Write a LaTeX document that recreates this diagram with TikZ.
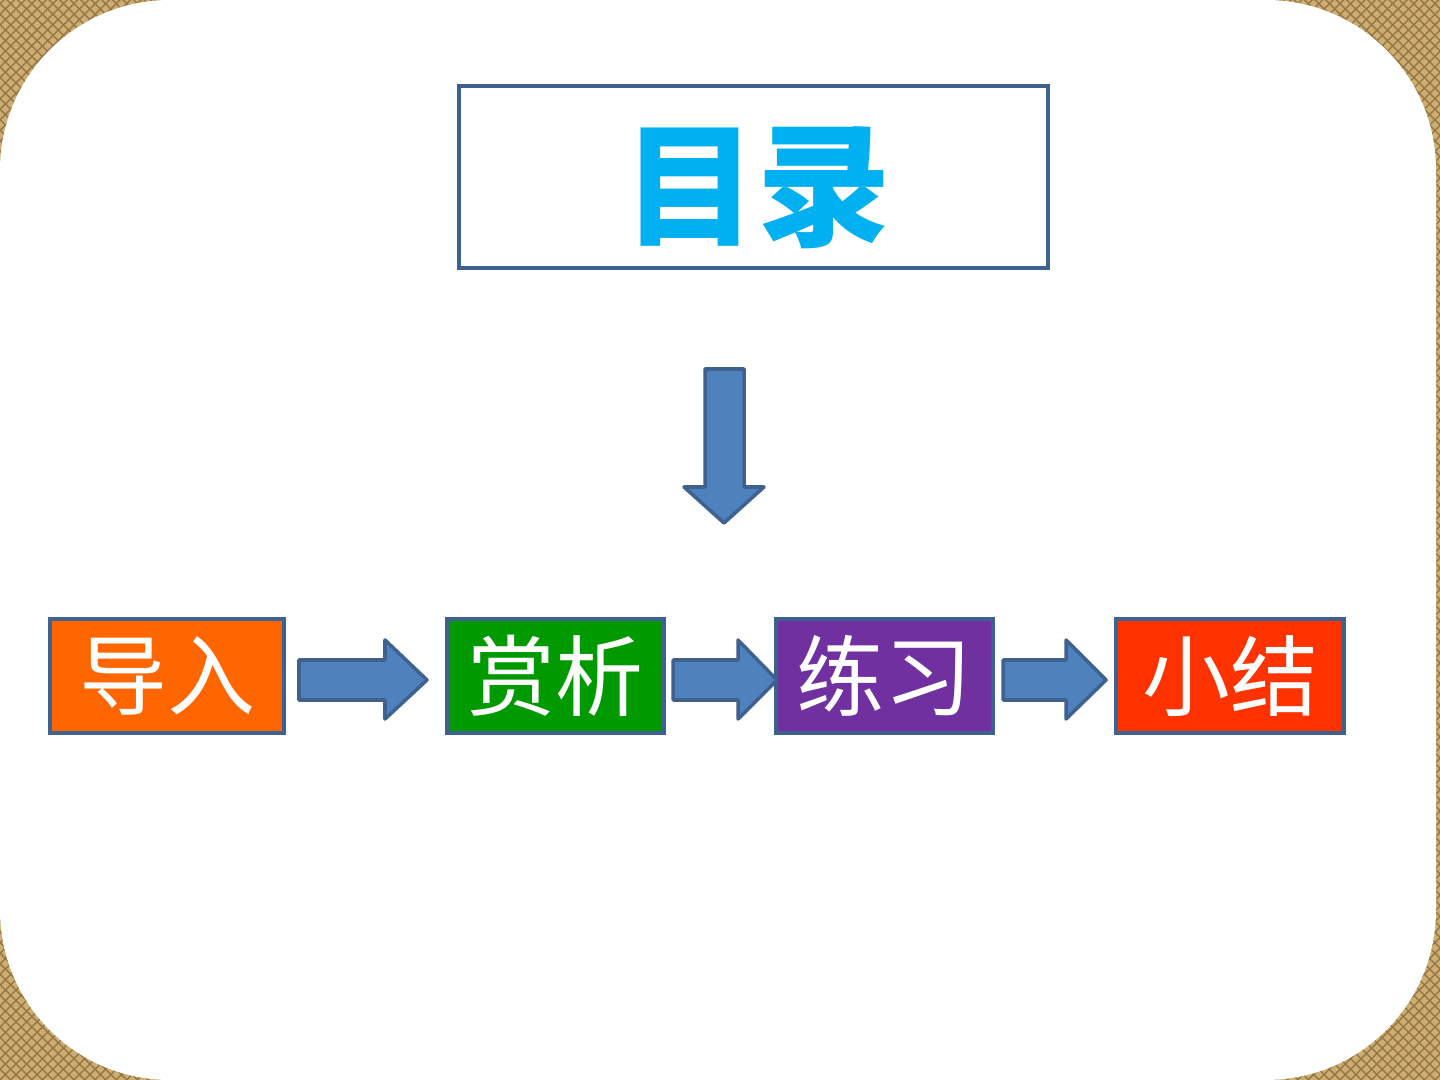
\documentclass[tikz,border=0pt]{standalone}
\usepackage{fontspec}
\usetikzlibrary{patterns}
\newfontfamily\cjk{Noto Sans CJK SC}
\definecolor{burlap}{HTML}{CDAE70}
\definecolor{burlapdark}{HTML}{957646}
\definecolor{edgeblue}{HTML}{3F6190}
\definecolor{arrowblue}{HTML}{4F81BD}
\definecolor{titlecyan}{HTML}{00B0F0}
\definecolor{daoruorange}{HTML}{FF6600}
\definecolor{shangxigreen}{HTML}{009900}
\definecolor{lianxipurple}{HTML}{7030A0}
\definecolor{xiaojiered}{HTML}{FF3300}

\begin{document}
\begin{tikzpicture}[x=0.01cm, y=-0.01cm,
        stage/.style={draw=edgeblue, line width=1pt, inner sep=0pt, minimum height=1.14cm,
            text=white, font=\cjk\fontsize{25}{25}\selectfont},
        blockarrow/.style={fill=arrowblue, draw=edgeblue, line width=1pt, line join=round}]
        % background
        \fill[burlap] (0,0) rectangle (1440,1080);
        \fill[pattern=crosshatch, pattern color=burlapdark] (0,0) rectangle (1440,1080);
        \fill[white, rounded corners=1.7cm] (0,0) rectangle (1436,1080);
        \useasboundingbox (0,0) rectangle (1440,1080);
        % title
        \node[draw=edgeblue, line width=1.2pt, minimum width=5.89cm, minimum height=1.82cm] (mulu) at (753.5,177) {};
        \node[inner sep=0pt, text=titlecyan, font=\cjk\bfseries\fontsize{38}{38}\selectfont] (mulutext) at (757,188) {目录};
        \draw[blockarrow] (705,369) -- (744,369) -- (744,487) -- (764,487) -- (724,523)
            -- (684,487) -- (705,487) -- cycle;
        % steps
        \node[stage, fill=daoruorange, minimum width=2.34cm] (daoru) at (167,676) {导入};
        \node[stage, fill=shangxigreen, minimum width=2.17cm] (shangxi) at (555.5,676) {赏析};
        \node[stage, fill=lianxipurple, minimum width=2.17cm] (lianxi) at (884.5,676) {练习};
        \node[stage, fill=xiaojiered, minimum width=2.28cm] (xiaojie) at (1230,676) {小结};
        \foreach \a/\b/\c in {299/385/427, 673/738/777, 1003/1066/1106}
            \draw[blockarrow] (\a,660) -- (\b,660) -- (\b,640) -- (\c,680) -- (\b,719)
                -- (\b,700) -- (\a,700) -- cycle;
    \end{tikzpicture}
\end{document}
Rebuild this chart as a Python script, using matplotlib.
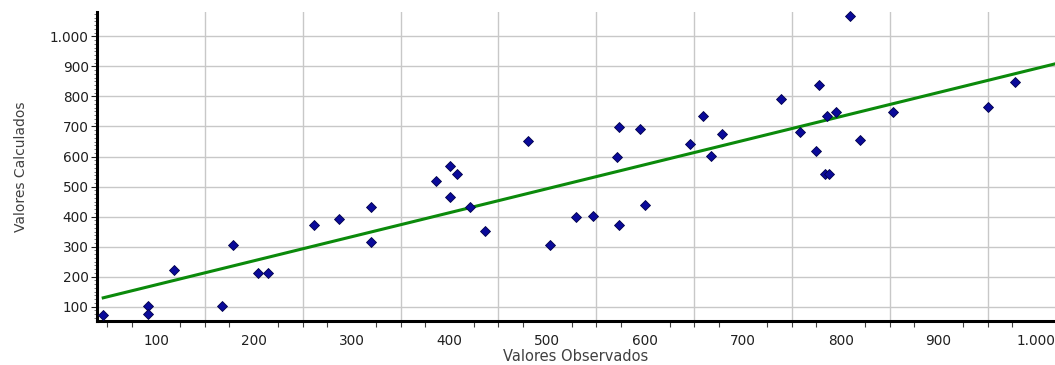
import matplotlib
matplotlib.use("Agg")
import matplotlib.pyplot as plt
import matplotlib.ticker as ticker
import numpy as np

observados = [46, 91.5, 91.5, 118.7, 167.5, 179, 204, 214, 261.5, 287,
              320, 320, 386.6, 400, 407.7, 400, 421.4, 436.4, 480.4, 502.5,
              529.8, 547, 573.7, 599.6, 571, 573.7, 594.5, 646, 659.6, 667.8,
              678.7, 739, 758, 809, 777.8, 785.6, 795, 775, 784, 788,
              820, 853, 950, 978]
calculados = [72, 103, 76, 222, 103, 304, 211, 211, 372, 392,
              433, 314, 517, 568, 543, 465, 433, 352, 651, 304,
              399, 403, 372, 439, 598, 698, 692, 641, 734, 603,
              676, 791, 682, 1069, 837, 734, 749, 620, 543, 543,
              656, 748, 765, 847]

x_ticks = list(range(100, 1001, 100))
y_ticks = list(range(100, 1001, 100))
x_grid = list(range(150, 1000, 100))

def miles(v, pos):
    return f"{v:,.0f}".replace(",", ".")

plt.rcParams['font.family'] = ['DejaVu Sans']

fig = plt.figure(figsize=(10.55, 3.65), dpi=100)
ax = fig.add_axes([0.092, 0.1205, 0.908, 0.8465])

xlim = (39.7, 1019)
ylim = (52.4, 1081)

# grid
for y in y_ticks:
    ax.axhline(y, color='#c8c8c8', lw=1.0, zorder=0)
for x in x_grid:
    ax.axvline(x, color='#c8c8c8', lw=1.0, zorder=0)

# regression line from the data
m, b = np.polyfit(observados, calculados, 1)
xs = np.array([min(observados), xlim[1]])
ax.plot(xs, m * xs + b, color='#0b8a0b', lw=2.2, zorder=2)

ax.plot(observados, calculados, 'D', color='#0a0a9a', mec='#00004a',
        mew=0.6, ms=5.6, zorder=3, clip_on=False)

ax.set_xlim(*xlim)
ax.set_ylim(*ylim)

ax.set_xticks(x_ticks)
ax.set_yticks(y_ticks)
ax.xaxis.set_major_formatter(ticker.FuncFormatter(miles))
ax.yaxis.set_major_formatter(ticker.FuncFormatter(miles))
ax.xaxis.set_minor_locator(ticker.MultipleLocator(25))
ax.yaxis.set_minor_locator(ticker.MultipleLocator(12.5))
ax.tick_params(axis='x', which='major', length=0, pad=9, labelsize=9.8, colors='#202020')
ax.tick_params(axis='x', which='minor', length=4, width=0.8, color='#404040')
ax.tick_params(axis='y', which='major', length=4, width=0.8, pad=2, labelsize=9.8, colors='#202020')
ax.tick_params(axis='y', which='minor', length=2, width=0.6, color='#606060')

for s in ['top', 'right']:
    ax.spines[s].set_visible(False)
for s in ['left', 'bottom']:
    ax.spines[s].set_linewidth(2.2)
    ax.spines[s].set_color('black')

ax.set_xlabel('Valores Observados', fontsize=10.5, color='#404040', labelpad=1)
ax.set_ylabel('Valores Calculados', fontsize=10, color='#404040', labelpad=16)

plt.savefig('out.png', dpi=100)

===============

▶ Exercise goal: Transcribe all of the entries word for word, but skip any pictures they contain.

▶ Problem solution:
Write a LaTeX document that recreates this diagram with TikZ.
\documentclass[tikz,border=0pt]{standalone}
\usepackage{fontspec}
\usetikzlibrary{patterns}
\newfontfamily\cjk{Noto Sans CJK SC}
\definecolor{burlap}{HTML}{CDAE70}
\definecolor{burlapdark}{HTML}{957646}
\definecolor{edgeblue}{HTML}{3F6190}
\definecolor{arrowblue}{HTML}{4F81BD}
\definecolor{titlecyan}{HTML}{00B0F0}
\definecolor{daoruorange}{HTML}{FF6600}
\definecolor{shangxigreen}{HTML}{009900}
\definecolor{lianxipurple}{HTML}{7030A0}
\definecolor{xiaojiered}{HTML}{FF3300}

\begin{document}
\begin{tikzpicture}[x=0.01cm, y=-0.01cm,
        stage/.style={draw=edgeblue, line width=1pt, inner sep=0pt, minimum height=1.14cm,
            text=white, font=\cjk\fontsize{25}{25}\selectfont},
        blockarrow/.style={fill=arrowblue, draw=edgeblue, line width=1pt, line join=round}]
        % background
        \fill[burlap] (0,0) rectangle (1440,1080);
        \fill[pattern=crosshatch, pattern color=burlapdark] (0,0) rectangle (1440,1080);
        \fill[white, rounded corners=1.7cm] (0,0) rectangle (1436,1080);
        \useasboundingbox (0,0) rectangle (1440,1080);
        % title
        \node[draw=edgeblue, line width=1.2pt, minimum width=5.89cm, minimum height=1.82cm] (mulu) at (753.5,177) {};
        \node[inner sep=0pt, text=titlecyan, font=\cjk\bfseries\fontsize{38}{38}\selectfont] (mulutext) at (757,188) {目录};
        \draw[blockarrow] (705,369) -- (744,369) -- (744,487) -- (764,487) -- (724,523)
            -- (684,487) -- (705,487) -- cycle;
        % steps
        \node[stage, fill=daoruorange, minimum width=2.34cm] (daoru) at (167,676) {导入};
        \node[stage, fill=shangxigreen, minimum width=2.17cm] (shangxi) at (555.5,676) {赏析};
        \node[stage, fill=lianxipurple, minimum width=2.17cm] (lianxi) at (884.5,676) {练习};
        \node[stage, fill=xiaojiered, minimum width=2.28cm] (xiaojie) at (1230,676) {小结};
        \foreach \a/\b/\c in {299/385/427, 673/738/777, 1003/1066/1106}
            \draw[blockarrow] (\a,660) -- (\b,660) -- (\b,640) -- (\c,680) -- (\b,719)
                -- (\b,700) -- (\a,700) -- cycle;
    \end{tikzpicture}
\end{document}
Rebuild this chart as a Python script, using matplotlib.
import matplotlib
matplotlib.use("Agg")
import matplotlib.pyplot as plt
import matplotlib.ticker as ticker
import numpy as np

observados = [46, 91.5, 91.5, 118.7, 167.5, 179, 204, 214, 261.5, 287,
              320, 320, 386.6, 400, 407.7, 400, 421.4, 436.4, 480.4, 502.5,
              529.8, 547, 573.7, 599.6, 571, 573.7, 594.5, 646, 659.6, 667.8,
              678.7, 739, 758, 809, 777.8, 785.6, 795, 775, 784, 788,
              820, 853, 950, 978]
calculados = [72, 103, 76, 222, 103, 304, 211, 211, 372, 392,
              433, 314, 517, 568, 543, 465, 433, 352, 651, 304,
              399, 403, 372, 439, 598, 698, 692, 641, 734, 603,
              676, 791, 682, 1069, 837, 734, 749, 620, 543, 543,
              656, 748, 765, 847]

x_ticks = list(range(100, 1001, 100))
y_ticks = list(range(100, 1001, 100))
x_grid = list(range(150, 1000, 100))

def miles(v, pos):
    return f"{v:,.0f}".replace(",", ".")

plt.rcParams['font.family'] = ['DejaVu Sans']

fig = plt.figure(figsize=(10.55, 3.65), dpi=100)
ax = fig.add_axes([0.092, 0.1205, 0.908, 0.8465])

xlim = (39.7, 1019)
ylim = (52.4, 1081)

# grid
for y in y_ticks:
    ax.axhline(y, color='#c8c8c8', lw=1.0, zorder=0)
for x in x_grid:
    ax.axvline(x, color='#c8c8c8', lw=1.0, zorder=0)

# regression line from the data
m, b = np.polyfit(observados, calculados, 1)
xs = np.array([min(observados), xlim[1]])
ax.plot(xs, m * xs + b, color='#0b8a0b', lw=2.2, zorder=2)

ax.plot(observados, calculados, 'D', color='#0a0a9a', mec='#00004a',
        mew=0.6, ms=5.6, zorder=3, clip_on=False)

ax.set_xlim(*xlim)
ax.set_ylim(*ylim)

ax.set_xticks(x_ticks)
ax.set_yticks(y_ticks)
ax.xaxis.set_major_formatter(ticker.FuncFormatter(miles))
ax.yaxis.set_major_formatter(ticker.FuncFormatter(miles))
ax.xaxis.set_minor_locator(ticker.MultipleLocator(25))
ax.yaxis.set_minor_locator(ticker.MultipleLocator(12.5))
ax.tick_params(axis='x', which='major', length=0, pad=9, labelsize=9.8, colors='#202020')
ax.tick_params(axis='x', which='minor', length=4, width=0.8, color='#404040')
ax.tick_params(axis='y', which='major', length=4, width=0.8, pad=2, labelsize=9.8, colors='#202020')
ax.tick_params(axis='y', which='minor', length=2, width=0.6, color='#606060')

for s in ['top', 'right']:
    ax.spines[s].set_visible(False)
for s in ['left', 'bottom']:
    ax.spines[s].set_linewidth(2.2)
    ax.spines[s].set_color('black')

ax.set_xlabel('Valores Observados', fontsize=10.5, color='#404040', labelpad=1)
ax.set_ylabel('Valores Calculados', fontsize=10, color='#404040', labelpad=16)

plt.savefig('out.png', dpi=100)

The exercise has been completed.